Empirical Study on Tree-based Speculative Decoding

Environment Setup

To set up the environment for this project, please follow the steps below. The commands will install the required dependencies, including specific versions of PyTorch, Transformers, and other libraries.

Prerequisites

  • Python 3.8 or higher
  • CUDA 12.1 for GPU acceleration (recommended)

Installation Steps

  1. Install PyTorch and related libraries

    First, install PyTorch, Torchvision, and Torchaudio with CUDA support using the following command:

    pip install torch==2.1.2 torchvision==0.16.2 torchaudio==2.1.2 --index-url https://download.pytorch.org/whl/cu121
  2. Install other dependencies

    Install the required libraries for Transformers, Accelerate, Datasets, and others:

    pip install transformers==4.36.2
    pip install accelerate==0.26.1
    pip install datasets==2.16.1
    pip install einops
    pip install protobuf
    pip install sentencepiece
    pip install typing-extensions
    

Running Experiments

Use the following commands to run various experiments with different models and datasets.
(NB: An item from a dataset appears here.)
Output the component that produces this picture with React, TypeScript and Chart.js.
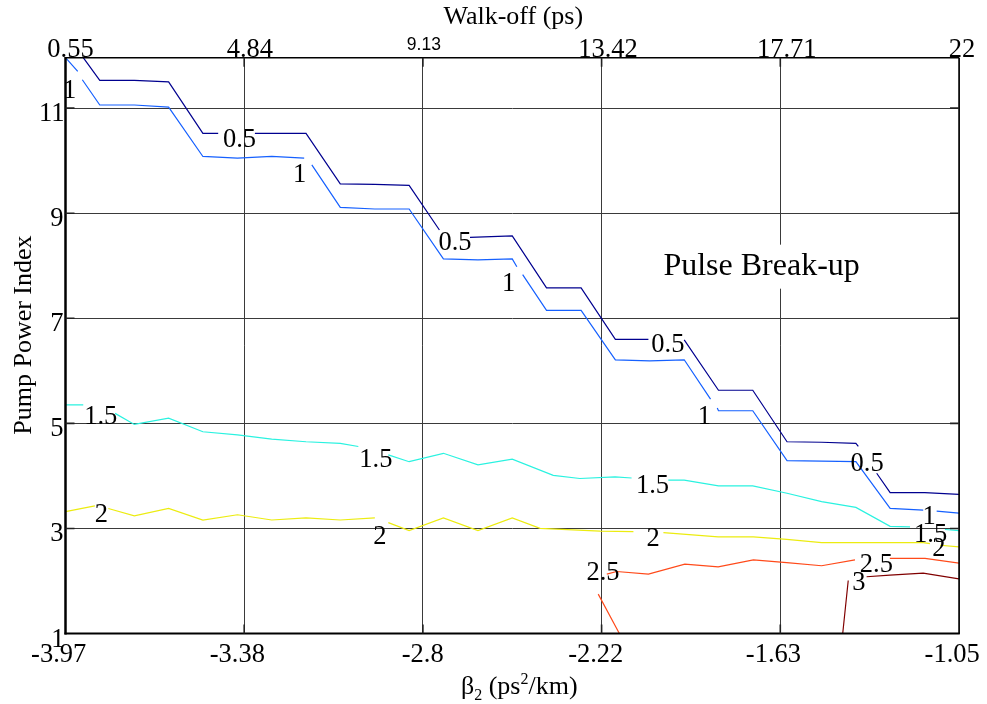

Make sure to adjust the CUDA_VISIBLE_DEVICES according to your GPU availability.
  1. Static Tree Method

    Running Greedy Speculative Decoding with JackFram/llama-68m on CNN Dataset

    Command Examples

    CUDA_VISIBLE_DEVICES=7 python test_greedyS.py \
        --model JackFram/llama-68m \
        --target meta-llama/Llama-2-13b-hf \
        --T 0.6 \
        --P 0.9 \
        --start 0 \
        --end 200 \
        --Mode greedy \
        --M 1024 \
        --growmap ./growmaps/68m_7b-64.pt \
        --dataset cnn

    Running Greedy Speculative Decoding with OpenWebText Dataset, dataset you can choose others like openwebtext

  2. Common-Sense Token Verfication

    Running Greedy Speculative Decoding with Common-Sense Token Verfication on CNN Dataset, it is cool let's try it! It can improve the average acceptance length from about 0.3 to 0.5

    Command Examples

    CUDA_VISIBLE_DEVICES=7 python test_greedyS_commonsense.py \
        --model JackFram/llama-68m \
        --target meta-llama/Llama-2-13b-hf \
        --T 0.6 \
        --P 0.9 \
        --start 0 \
        --end 200 \
        --Mode greedy \
        --M 1024 \
        --growmap ./growmaps/68m_7b-64.pt \
        --dataset cnn
    
  3. Dynamic-Tree Algorithm

    It is faster than static tree, especially when temperature is high.

    Command Examples

    CUDA_VISIBLE_DEVICES=7 python test_greedyS_dy.py \
        --model JackFram/llama-68m \
        --target meta-llama/Llama-2-13b-hf \
        --T 0.6 \
        --P 0.9 \
        --start 0 \
        --end 200 \
        --Mode greedy \
        --M 1024 \
        --growmap ./growmaps/68m_7b-64.pt \
        --dataset cnn
    
  4. Run kl Divergency test in advance

    We perform a method to test draft model potential in advance using KL Divergency.

    Command Examples

    CUDA_VISIBLE_DEVICES=7 python test_greedyS_logit.py \
        --model JackFram/llama-68m \
        --target meta-llama/Llama-2-13b-hf \
        --T 0.6 \
        --P 0.9 \
        --start 0 \
        --end 3500 \
        --Mode baseline \
        --M 1024 \
        --growmap ./growmaps/68m_7b-64.pt \
        --dataset openwebtext

    After running it, you can get a potential score, for the same dataset small score means a strong draft model.

  5. Spec-LLava

    We perform a method to acclerate llava

    First, you can try our draft llava model, which very similar to llava original model, llava-160m and llava-68m, their peformance is good, can be used in some small model scenes, like robotics, driving!

    Command Examples

    processor = AutoProcessor.from_pretrained("anthonycmu/llava-1.5-160m")
    processor = AutoProcessor.from_pretrained("anthonycmu/llava-1.5-68m")
    

    Next, you can run the following command to test llava acceleration. You need to first download coco test-2015 dataset, or other dataset, modify dataset path in 64 row of the code, which can acclerate vlm in a good performance!

    CUDA_VISIBLE_DEVICES=7 python test_llava.py \
        --model anthonycmu/llava-1.5-160m\
        --target llava-hf/llava-1.5-7b-hf\
        --T 0.6 \
        --P 0.9 \
        --start 0 \
        --end 3500 \
        --Mode greedy \
        --M 1024 \
        --growmap ./growmaps/68m_7b-64.pt \
        --dataset openwebtext
    
  6. Finetune or Pretrain your own Draft Model

    Let's pretrain your own draft model:

    Command Examples

    python pretrain_draft_model.py 
    

    Next, you can use your own draft model by direct use its local path like './outputs/checkpoint-500/' or push it to huggingface.